The bottom line is: almost everyone knows what it's like to lose someone close to them, and if you don’t, I hate to be the harbinger of doom but it could happen at any time. We all cope differently, and leaning on others is the best way to keep yourself up. Facing the reality of death is the only way we can accept it and move on. Moving on doesn't mean forgetting, it means understanding. We were lucky enough to have these amazing people to guide us through our younger years, teaching us these vital lessons, so let us, when we remember them, think of the good times that we shared together. I know, I know, it sounds like the ‘edgy’ quote an emo teen might get tattooed on their arm in high school, but it really does ring true in today's society. It is never too late (or too early) to drop what you are doing and live your life to the fullest. Sitting here now, I’m wondering why I am up at 1:14 AM on a Thursday night writing this, when I could be doing infinitely more enjoyable and fulfilling things with my time.

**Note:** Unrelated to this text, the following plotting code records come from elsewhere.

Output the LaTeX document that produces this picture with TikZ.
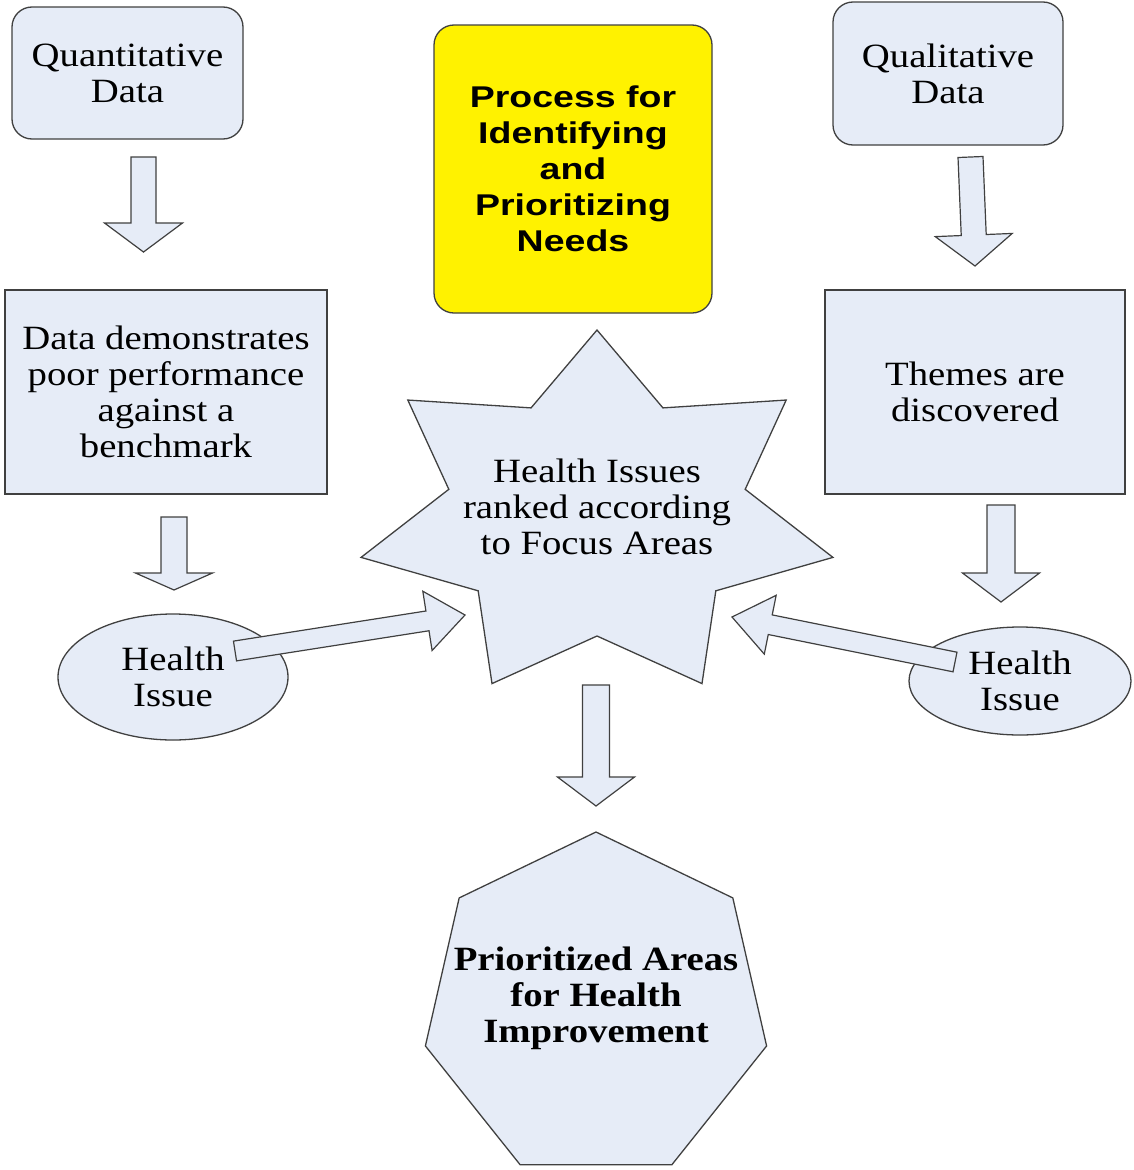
\documentclass[tikz,border=0pt]{standalone}
\usepackage{fontspec}
\setmainfont{Liberation Serif}[FakeStretch=1.14]
\newfontfamily\headfont{Liberation Sans}[FakeStretch=1.25]
\usetikzlibrary{calc,shapes.geometric}
\definecolor{boxblue}{RGB}{230,236,247}
\definecolor{edgegray}{RGB}{64,64,64}

% fat outlined arrow: from, to, shaft half width, head half width, head length
\newcommand{\fatarrow}[5]{%
  \coordinate (fa-h) at ($(#2)!#5!(#1)$);
  \draw[blockarrow] ($(#1)!#3!90:(#2)$) -- ($(fa-h)!#3!-90:(#1)$) -- ($(fa-h)!#4!-90:(#1)$)
    -- (#2) -- ($(fa-h)!#4!90:(#1)$) -- ($(fa-h)!#3!90:(#1)$) -- ($(#1)!#3!-90:(#2)$) -- cycle;
}

\begin{document}
\begin{tikzpicture}[x=1pt, y=-1pt,
  txt/.style={font=\fontsize{34}{36}\selectfont, align=center},
  plate/.style={draw=edgegray, fill=boxblue, line width=1.3pt},
  box/.style={plate, inner sep=0pt, txt},
  rbox/.style={box, rectangle, rounded corners=20pt},
  blockarrow/.style={plate, line width=1.2pt, line join=miter}]
  \useasboundingbox (0,0) rectangle (1133,1170);

  \node[rbox, minimum width=231pt, minimum height=132pt] (quant) at (127.5,73) {Quantitative\\Data};
  \node[rbox, minimum width=230pt, minimum height=143pt] (qual) at (948,73.5) {Qualitative\\Data};
  \node[rbox, fill=yellow, minimum width=278pt, minimum height=288pt,
        font=\headfont\bfseries\fontsize{30}{36}\selectfont] (proc) at (573,169) {Process for\\Identifying\\and\\Prioritizing\\Needs};
  \node[box, minimum width=322pt, minimum height=204pt] (bench) at (166,392) {Data demonstrates\\poor performance\\against a\\benchmark};
  \node[box, minimum width=300pt, minimum height=204pt] (themes) at (975,392) {Themes are\\discovered};
  \node[box, ellipse, minimum width=230pt, minimum height=126pt] (issueL) at (173,677) {Health\\Issue};
  \node[box, ellipse, minimum width=222pt, minimum height=108pt] (issueR) at (1020,681) {Health\\Issue};

  % seven point star
  \draw[plate] (597,330) \foreach \i in {1,...,13}{
      -- ({597+ifthenelse(mod(\i,2)==0,242,152)*cos(90+\i*180/7)},{516-ifthenelse(mod(\i,2)==0,186,120)*sin(90+\i*180/7)}) } -- cycle;
  \node[txt] (rank) at (597,507) {Health Issues\\ranked according\\to Focus Areas};

  \node[plate, regular polygon, regular polygon sides=7, minimum size=350pt, inner sep=0pt] (impr) at (596,1007) {};
  \node[txt, font=\bfseries\fontsize{34}{36}\selectfont] (imprtext) at (596,998) {Prioritized Areas\\for Health\\Improvement};

  \coordinate (a1s) at (143.5,157);  \coordinate (a1e) at (143.5,252);
  \coordinate (a2s) at (970.5,157);  \coordinate (a2e) at (975,266);
  \coordinate (a3s) at (174,517);    \coordinate (a3e) at (174,590);
  \coordinate (a4s) at (1001,505);   \coordinate (a4e) at (1001,602);
  \coordinate (a5s) at (596,685);    \coordinate (a5e) at (596,806);
  \coordinate (a6s) at (235,651);    \coordinate (a6e) at (465,615);
  \coordinate (a7s) at (955,662);    \coordinate (a7e) at (732,617);

  \fatarrow{a1s}{a1e}{12.5pt}{39pt}{29pt}
  \fatarrow{a2s}{a2e}{12.5pt}{38.5pt}{31pt}
  \fatarrow{a3s}{a3e}{13pt}{38.5pt}{17pt}
  \fatarrow{a4s}{a4e}{14pt}{38.5pt}{29pt}
  \fatarrow{a5s}{a5e}{13.5pt}{38.5pt}{29pt}
  \fatarrow{a6s}{a6e}{10pt}{30pt}{38pt}
  \fatarrow{a7s}{a7e}{10pt}{30pt}{39pt}
\end{tikzpicture}
\end{document}
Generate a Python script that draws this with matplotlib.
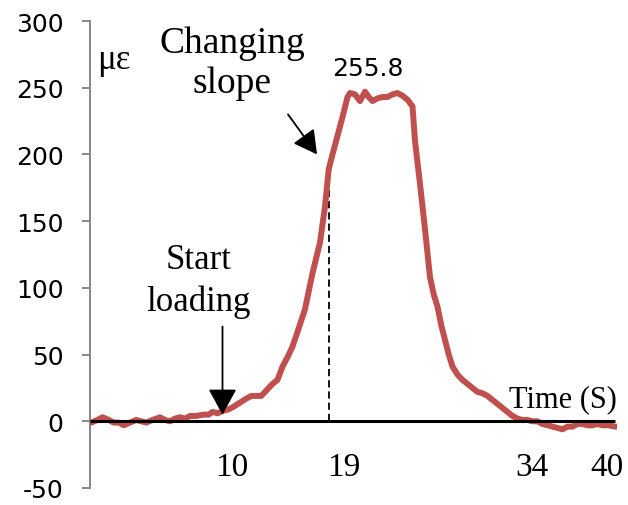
import matplotlib
matplotlib.use("Agg")
import matplotlib.pyplot as plt

# Strain record over time (seconds, microstrain)
time_s = [0.1, 0.6, 1.0, 1.5, 1.9, 2.3, 2.7, 3.2, 3.7, 4.1, 4.5, 5.0, 5.6, 6.0,
          6.4, 6.8, 7.2, 7.6, 8.0, 8.5, 9.1, 9.5, 9.8, 10.2, 10.7, 11.1, 11.5,
          12.0, 12.5, 12.9, 13.3, 13.7, 14.2, 14.6, 15.0, 15.4, 15.8, 16.2,
          16.6, 17.2, 17.8, 18.4, 18.8, 19.1, 19.4, 19.8, 20.2, 20.6, 20.8,
          21.2, 21.6, 22.0, 22.3, 22.6, 23.0, 23.4, 23.8, 24.2, 24.6, 25.0,
          25.4, 25.8, 26.0, 26.4, 26.8, 27.2, 27.5, 27.8, 28.1, 28.4, 28.7,
          29.0, 29.4, 29.8, 30.2, 30.6, 31.0, 31.4, 31.8, 32.2, 32.6, 33.0,
          33.4, 33.8, 34.2, 34.6, 35.0, 35.4, 35.8, 36.2, 36.6, 37.0, 37.4,
          37.8, 38.2, 38.6, 39.0, 39.4, 39.8, 40.2, 40.6, 41.0, 41.5, 42.0,
          42.2]
strain = [-1, 1, 3, 1, -1, -1, -3, -1, 1, 0, -1, 1, 3, 1,
          0, 2, 3, 2, 4, 4, 5, 5, 7, 6, 8, 9, 11,
          14, 17, 19, 19, 19, 24, 28, 31, 41, 48, 56,
          67, 84, 111, 134, 161, 189, 200, 214, 228, 243, 246,
          245, 240, 247, 243, 240, 242, 243, 243, 245, 246, 244,
          241, 236, 210, 178, 144, 108, 95, 86, 72, 61, 50,
          41, 35, 31, 28, 25, 22, 21, 19, 16, 13, 10,
          7, 4, 2, 1, 1, 0, 0, -2, -3, -4, -5,
          -6, -4, -4, -2, -2, -3, -3, -2, -3, -3, -4,
          -4]

y_ticks = [-50, 0, 50, 100, 150, 200, 250, 300]
time_marks = [10, 19, 34, 40]
peak_label = "255.8"
slope_change_t = 19.1
slope_change_v = 189

RED = "#C0504D"
GREY = "#868686"
SERIF = ["Liberation Serif", "DejaVu Serif"]
SANS = ["DejaVu Sans"]

fig = plt.figure(figsize=(6.28, 5.06), dpi=100)
W, H = 628, 506
ax = fig.add_axes([90 / W, (H - 489) / H, 527 / W, 467 / H])

ax.set_xlim(0, 42.16)
ax.set_ylim(-50, 300)

# strain curve
ax.plot(time_s, strain, color=RED, lw=4.3, solid_capstyle="round",
        solid_joinstyle="round", zorder=3)

# time axis drawn through zero
ax.plot([0, 42.0], [0, 0], color="black", lw=2.2, zorder=4,
        solid_capstyle="butt")

# vertical marker at the slope change
ax.plot([slope_change_t, slope_change_t], [0, slope_change_v], color="black",
        lw=1.3, linestyle=(0, (4, 2.2)), zorder=2)

# axes styling
for side in ("top", "right", "bottom"):
    ax.spines[side].set_visible(False)
ax.spines["left"].set_color(GREY)
ax.spines["left"].set_linewidth(1.4)
ax.set_xticks([])
ax.set_yticks(y_ticks)
ax.set_yticklabels([str(v) for v in y_ticks], fontfamily=SANS, fontsize=18)
ax.tick_params(axis="y", length=6, width=1.4, color=GREY, pad=13)

# time labels
for t in time_marks:
    ax.text(t, -33.7, str(t), ha="left", va="center", fontsize=24,
            fontfamily=SERIF)

ax.text(37.84, 11.2, "Time (S)", ha="center", va="baseline", fontsize=22,
        fontfamily=SERIF, zorder=5)
ax.text(0.55, 271, "με", ha="left", va="center", fontsize=25,
        fontfamily=SERIF)
ax.text(22.2, 265, peak_label, ha="center", va="center", fontsize=18,
        fontfamily=SANS)

# annotations
ax.text(8.7, 105.5, "Start\nloading", ha="center", va="center", fontsize=25,
        fontfamily=SERIF, linespacing=1.3)
ax.annotate("", xy=(10.6, 5), xytext=(10.6, 71),
            arrowprops=dict(arrowstyle="-|>,head_length=0.4,head_width=0.22",
                            mutation_scale=40, lw=1.3, color="black",
                            shrinkA=0, shrinkB=0), zorder=5)

ax.text(11.36, 268.7, "Changing\nslope", ha="center", va="center",
        fontsize=27, fontfamily=SERIF, linespacing=1.22)
ax.annotate("", xy=(18.16, 200), xytext=(15.84, 230),
            arrowprops=dict(arrowstyle="-|>,head_length=0.4,head_width=0.22",
                            mutation_scale=36, lw=1.3, color="black",
                            shrinkA=0, shrinkB=0), zorder=5)

fig.savefig("out.png", dpi=100)
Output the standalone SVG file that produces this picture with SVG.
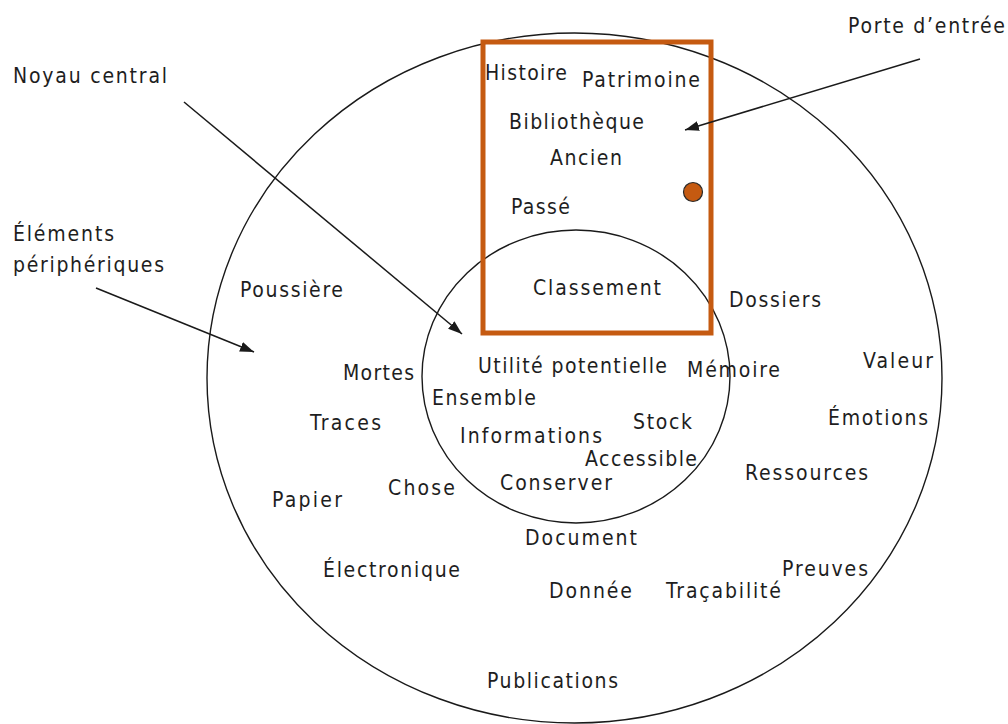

I treat the inevitability of death as a motivation to try and do as much as possible right now, for I know that the time of my life is limited. There is no use thinking about death all the time; but thinking about the limited nature of time can be useful. “A useless life is an early death” - so you best believe I’m going to do something with mine. There were countless presidents before and after Mandela, lawyers before and after Gandhi, philosophers before Buddha, yet only these have made a name for themselves. Scientists before Archimedes had entered bath-tubs, and apples had fallen on the heads of people sitting under trees long before Newton, so what is it that made these revolutionaries so special? Well, it was just that, they are revolutionaries; they thought differently, and as Steve Jobs said - “the people who are crazy enough to think that they can change the world, are the ones who do.”